··· DATA
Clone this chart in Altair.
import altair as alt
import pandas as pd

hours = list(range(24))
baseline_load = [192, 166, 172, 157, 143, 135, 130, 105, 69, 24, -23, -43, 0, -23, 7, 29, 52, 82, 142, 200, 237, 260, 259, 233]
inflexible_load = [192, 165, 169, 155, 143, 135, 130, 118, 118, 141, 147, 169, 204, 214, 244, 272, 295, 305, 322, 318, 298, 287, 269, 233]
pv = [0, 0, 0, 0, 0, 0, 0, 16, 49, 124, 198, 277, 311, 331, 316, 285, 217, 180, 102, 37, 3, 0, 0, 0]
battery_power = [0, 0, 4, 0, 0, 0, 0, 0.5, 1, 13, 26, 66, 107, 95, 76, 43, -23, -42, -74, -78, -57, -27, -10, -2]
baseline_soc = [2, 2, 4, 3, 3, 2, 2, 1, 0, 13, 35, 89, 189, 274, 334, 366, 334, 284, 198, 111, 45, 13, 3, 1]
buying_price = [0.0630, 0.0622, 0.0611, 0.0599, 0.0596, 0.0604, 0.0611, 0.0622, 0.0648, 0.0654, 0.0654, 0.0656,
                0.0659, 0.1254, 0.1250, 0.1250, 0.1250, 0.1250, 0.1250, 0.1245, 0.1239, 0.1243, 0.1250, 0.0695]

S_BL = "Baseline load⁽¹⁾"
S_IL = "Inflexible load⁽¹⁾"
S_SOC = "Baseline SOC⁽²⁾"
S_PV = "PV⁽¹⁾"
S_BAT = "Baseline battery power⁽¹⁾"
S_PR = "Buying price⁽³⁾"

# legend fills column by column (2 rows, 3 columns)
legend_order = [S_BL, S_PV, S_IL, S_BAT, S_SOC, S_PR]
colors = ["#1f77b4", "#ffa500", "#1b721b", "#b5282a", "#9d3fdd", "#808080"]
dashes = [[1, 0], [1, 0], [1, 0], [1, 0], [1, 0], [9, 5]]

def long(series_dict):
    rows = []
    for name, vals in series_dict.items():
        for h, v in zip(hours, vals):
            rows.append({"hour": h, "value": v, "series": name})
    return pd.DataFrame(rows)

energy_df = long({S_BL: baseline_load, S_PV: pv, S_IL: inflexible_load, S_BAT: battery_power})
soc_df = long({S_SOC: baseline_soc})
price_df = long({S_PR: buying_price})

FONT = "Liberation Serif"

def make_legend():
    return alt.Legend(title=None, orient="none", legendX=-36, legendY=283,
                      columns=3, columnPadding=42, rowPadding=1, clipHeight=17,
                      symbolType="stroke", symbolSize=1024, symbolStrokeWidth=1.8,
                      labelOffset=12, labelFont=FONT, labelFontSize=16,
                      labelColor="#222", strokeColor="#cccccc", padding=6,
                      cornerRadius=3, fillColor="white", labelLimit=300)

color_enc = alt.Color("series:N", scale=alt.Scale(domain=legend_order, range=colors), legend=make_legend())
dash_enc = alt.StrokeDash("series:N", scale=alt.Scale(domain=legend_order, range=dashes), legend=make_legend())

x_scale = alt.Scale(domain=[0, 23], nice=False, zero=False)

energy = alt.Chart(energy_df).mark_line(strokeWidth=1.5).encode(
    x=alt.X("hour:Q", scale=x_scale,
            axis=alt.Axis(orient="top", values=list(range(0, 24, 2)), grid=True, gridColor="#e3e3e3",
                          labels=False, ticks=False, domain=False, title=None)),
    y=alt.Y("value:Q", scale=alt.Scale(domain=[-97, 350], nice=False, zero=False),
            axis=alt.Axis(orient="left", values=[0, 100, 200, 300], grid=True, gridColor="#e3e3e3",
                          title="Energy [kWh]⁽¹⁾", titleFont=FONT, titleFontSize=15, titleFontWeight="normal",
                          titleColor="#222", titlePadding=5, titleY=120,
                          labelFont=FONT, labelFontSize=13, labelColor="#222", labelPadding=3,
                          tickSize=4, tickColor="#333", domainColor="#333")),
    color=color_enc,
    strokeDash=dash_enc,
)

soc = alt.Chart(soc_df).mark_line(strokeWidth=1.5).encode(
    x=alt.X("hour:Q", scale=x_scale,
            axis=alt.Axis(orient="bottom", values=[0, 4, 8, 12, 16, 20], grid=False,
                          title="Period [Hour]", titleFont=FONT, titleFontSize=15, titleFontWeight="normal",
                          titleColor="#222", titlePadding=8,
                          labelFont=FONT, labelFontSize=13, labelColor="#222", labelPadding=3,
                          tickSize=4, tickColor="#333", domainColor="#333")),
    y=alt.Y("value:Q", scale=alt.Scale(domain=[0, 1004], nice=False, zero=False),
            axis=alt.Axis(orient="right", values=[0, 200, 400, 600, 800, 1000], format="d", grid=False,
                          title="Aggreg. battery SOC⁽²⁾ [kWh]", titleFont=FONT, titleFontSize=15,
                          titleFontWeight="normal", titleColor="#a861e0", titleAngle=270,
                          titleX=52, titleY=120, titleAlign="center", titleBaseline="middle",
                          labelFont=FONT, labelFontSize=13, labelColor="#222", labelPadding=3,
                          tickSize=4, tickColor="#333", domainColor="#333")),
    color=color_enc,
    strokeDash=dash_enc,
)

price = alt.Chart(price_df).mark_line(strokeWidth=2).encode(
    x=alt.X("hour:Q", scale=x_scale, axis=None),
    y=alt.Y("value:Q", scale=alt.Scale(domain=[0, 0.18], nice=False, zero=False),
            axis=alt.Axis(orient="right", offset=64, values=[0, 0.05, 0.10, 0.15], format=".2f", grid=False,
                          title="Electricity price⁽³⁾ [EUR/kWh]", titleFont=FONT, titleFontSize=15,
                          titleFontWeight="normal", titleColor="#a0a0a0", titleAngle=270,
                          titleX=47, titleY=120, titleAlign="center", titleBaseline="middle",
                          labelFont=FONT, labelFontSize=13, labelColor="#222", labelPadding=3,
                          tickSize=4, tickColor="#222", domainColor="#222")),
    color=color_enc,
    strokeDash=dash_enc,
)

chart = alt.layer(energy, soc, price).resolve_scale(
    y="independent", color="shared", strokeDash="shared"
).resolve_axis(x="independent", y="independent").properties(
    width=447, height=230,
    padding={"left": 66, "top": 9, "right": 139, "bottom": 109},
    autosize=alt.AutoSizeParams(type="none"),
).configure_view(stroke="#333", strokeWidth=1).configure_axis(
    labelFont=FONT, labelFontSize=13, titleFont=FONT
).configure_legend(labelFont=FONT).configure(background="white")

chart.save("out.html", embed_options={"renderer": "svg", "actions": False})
······
* REQUIRED TASK *
Return the listing above in full, character for character.

* OUTPUT FOR THIS TASK *
Clone this chart in Altair.
import altair as alt
import pandas as pd

hours = list(range(24))
baseline_load = [192, 166, 172, 157, 143, 135, 130, 105, 69, 24, -23, -43, 0, -23, 7, 29, 52, 82, 142, 200, 237, 260, 259, 233]
inflexible_load = [192, 165, 169, 155, 143, 135, 130, 118, 118, 141, 147, 169, 204, 214, 244, 272, 295, 305, 322, 318, 298, 287, 269, 233]
pv = [0, 0, 0, 0, 0, 0, 0, 16, 49, 124, 198, 277, 311, 331, 316, 285, 217, 180, 102, 37, 3, 0, 0, 0]
battery_power = [0, 0, 4, 0, 0, 0, 0, 0.5, 1, 13, 26, 66, 107, 95, 76, 43, -23, -42, -74, -78, -57, -27, -10, -2]
baseline_soc = [2, 2, 4, 3, 3, 2, 2, 1, 0, 13, 35, 89, 189, 274, 334, 366, 334, 284, 198, 111, 45, 13, 3, 1]
buying_price = [0.0630, 0.0622, 0.0611, 0.0599, 0.0596, 0.0604, 0.0611, 0.0622, 0.0648, 0.0654, 0.0654, 0.0656,
                0.0659, 0.1254, 0.1250, 0.1250, 0.1250, 0.1250, 0.1250, 0.1245, 0.1239, 0.1243, 0.1250, 0.0695]

S_BL = "Baseline load⁽¹⁾"
S_IL = "Inflexible load⁽¹⁾"
S_SOC = "Baseline SOC⁽²⁾"
S_PV = "PV⁽¹⁾"
S_BAT = "Baseline battery power⁽¹⁾"
S_PR = "Buying price⁽³⁾"

# legend fills column by column (2 rows, 3 columns)
legend_order = [S_BL, S_PV, S_IL, S_BAT, S_SOC, S_PR]
colors = ["#1f77b4", "#ffa500", "#1b721b", "#b5282a", "#9d3fdd", "#808080"]
dashes = [[1, 0], [1, 0], [1, 0], [1, 0], [1, 0], [9, 5]]

def long(series_dict):
    rows = []
    for name, vals in series_dict.items():
        for h, v in zip(hours, vals):
            rows.append({"hour": h, "value": v, "series": name})
    return pd.DataFrame(rows)

energy_df = long({S_BL: baseline_load, S_PV: pv, S_IL: inflexible_load, S_BAT: battery_power})
soc_df = long({S_SOC: baseline_soc})
price_df = long({S_PR: buying_price})

FONT = "Liberation Serif"

def make_legend():
    return alt.Legend(title=None, orient="none", legendX=-36, legendY=283,
                      columns=3, columnPadding=42, rowPadding=1, clipHeight=17,
                      symbolType="stroke", symbolSize=1024, symbolStrokeWidth=1.8,
                      labelOffset=12, labelFont=FONT, labelFontSize=16,
                      labelColor="#222", strokeColor="#cccccc", padding=6,
                      cornerRadius=3, fillColor="white", labelLimit=300)

color_enc = alt.Color("series:N", scale=alt.Scale(domain=legend_order, range=colors), legend=make_legend())
dash_enc = alt.StrokeDash("series:N", scale=alt.Scale(domain=legend_order, range=dashes), legend=make_legend())

x_scale = alt.Scale(domain=[0, 23], nice=False, zero=False)

energy = alt.Chart(energy_df).mark_line(strokeWidth=1.5).encode(
    x=alt.X("hour:Q", scale=x_scale,
            axis=alt.Axis(orient="top", values=list(range(0, 24, 2)), grid=True, gridColor="#e3e3e3",
                          labels=False, ticks=False, domain=False, title=None)),
    y=alt.Y("value:Q", scale=alt.Scale(domain=[-97, 350], nice=False, zero=False),
            axis=alt.Axis(orient="left", values=[0, 100, 200, 300], grid=True, gridColor="#e3e3e3",
                          title="Energy [kWh]⁽¹⁾", titleFont=FONT, titleFontSize=15, titleFontWeight="normal",
                          titleColor="#222", titlePadding=5, titleY=120,
                          labelFont=FONT, labelFontSize=13, labelColor="#222", labelPadding=3,
                          tickSize=4, tickColor="#333", domainColor="#333")),
    color=color_enc,
    strokeDash=dash_enc,
)

soc = alt.Chart(soc_df).mark_line(strokeWidth=1.5).encode(
    x=alt.X("hour:Q", scale=x_scale,
            axis=alt.Axis(orient="bottom", values=[0, 4, 8, 12, 16, 20], grid=False,
                          title="Period [Hour]", titleFont=FONT, titleFontSize=15, titleFontWeight="normal",
                          titleColor="#222", titlePadding=8,
                          labelFont=FONT, labelFontSize=13, labelColor="#222", labelPadding=3,
                          tickSize=4, tickColor="#333", domainColor="#333")),
    y=alt.Y("value:Q", scale=alt.Scale(domain=[0, 1004], nice=False, zero=False),
            axis=alt.Axis(orient="right", values=[0, 200, 400, 600, 800, 1000], format="d", grid=False,
                          title="Aggreg. battery SOC⁽²⁾ [kWh]", titleFont=FONT, titleFontSize=15,
                          titleFontWeight="normal", titleColor="#a861e0", titleAngle=270,
                          titleX=52, titleY=120, titleAlign="center", titleBaseline="middle",
                          labelFont=FONT, labelFontSize=13, labelColor="#222", labelPadding=3,
                          tickSize=4, tickColor="#333", domainColor="#333")),
    color=color_enc,
    strokeDash=dash_enc,
)

price = alt.Chart(price_df).mark_line(strokeWidth=2).encode(
    x=alt.X("hour:Q", scale=x_scale, axis=None),
    y=alt.Y("value:Q", scale=alt.Scale(domain=[0, 0.18], nice=False, zero=False),
            axis=alt.Axis(orient="right", offset=64, values=[0, 0.05, 0.10, 0.15], format=".2f", grid=False,
                          title="Electricity price⁽³⁾ [EUR/kWh]", titleFont=FONT, titleFontSize=15,
                          titleFontWeight="normal", titleColor="#a0a0a0", titleAngle=270,
                          titleX=47, titleY=120, titleAlign="center", titleBaseline="middle",
                          labelFont=FONT, labelFontSize=13, labelColor="#222", labelPadding=3,
                          tickSize=4, tickColor="#222", domainColor="#222")),
    color=color_enc,
    strokeDash=dash_enc,
)

chart = alt.layer(energy, soc, price).resolve_scale(
    y="independent", color="shared", strokeDash="shared"
).resolve_axis(x="independent", y="independent").properties(
    width=447, height=230,
    padding={"left": 66, "top": 9, "right": 139, "bottom": 109},
    autosize=alt.AutoSizeParams(type="none"),
).configure_view(stroke="#333", strokeWidth=1).configure_axis(
    labelFont=FONT, labelFontSize=13, titleFont=FONT
).configure_legend(labelFont=FONT).configure(background="white")

chart.save("out.html", embed_options={"renderer": "svg", "actions": False})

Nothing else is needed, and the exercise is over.